Splitting¶

Does the algo stop splitting when all the possible splits lead to worse error measures?

It does if you use min_split_improvement (min_split_improvement turned ON by default (0.00001).) When properly tuned, this option can help reduce overfitting.

When does the algo stop splitting on an internal node?

A single tree will stop splitting when there are no more splits that satisfy the minimum rows parameter, if it reaches max_depth, or if there are no splits that satisfy the min_split_improvement parameter.

How does the minimum rows parameter work?

min_rows specifies the minimum number of observations for a leaf. If a user specifies min_rows = 500, and they still have 500 TRUEs and 400 FALSEs, we won’t split because we need 500 on both sides. The default for min_rows is 10, so this option rarely affects the GBM splits because GBMs are typically shallow, but the concept still applies.

How does GBM decide which feature to split on?

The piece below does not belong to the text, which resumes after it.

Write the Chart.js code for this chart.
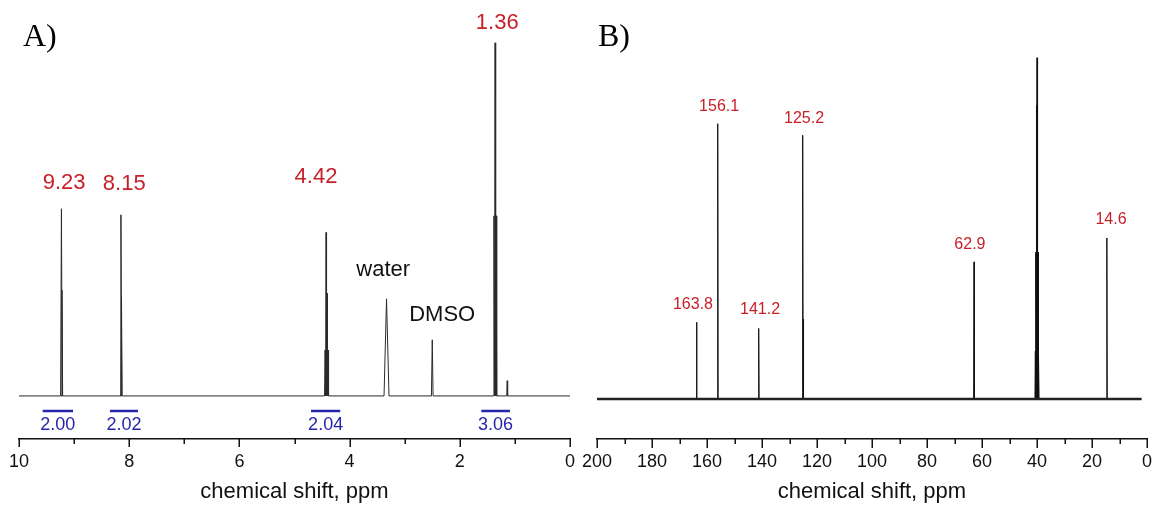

It splits on the column and level that results in the greatest reduction in residual sum of the squares (RSS) in the subtree at that point. It considers all fields available from the algorithm. Note that any use of column sampling and row sampling will cause each decision to not consider all data points, and that this is on purpose to generate more robust trees. To find the best level, the histogram binning process is used to quickly compute the potential MSE of each possible split. The number of bins is controlled via nbins_cats for categoricals, the pair of nbins (the number of bins for the histogram to build, then split at the best point), and nbins_top_level (the minimum number of bins at the root level to use to build the histogram). This number will then be decreased by a factor of two per level.

For nbins_top_level, higher = more precise, but potentially more prone to overfitting. Higher also takes more memory and possibly longer to run.

What is the difference between nbins and nbins_top_level?

nbins and nbins_top_level are both for numerics (real and integer). nbins_top_level is the number of bins GBM uses at the top of each tree. It then divides by 2 at each ensuing level to find a new number. nbins controls when GBM stops dividing by 2.

Doesn’t GBM do the same thing as RF for col_sample_rate < 1 ?

Yes for splitting, there is no difference between RF and GBM. They both use the same tree splitting.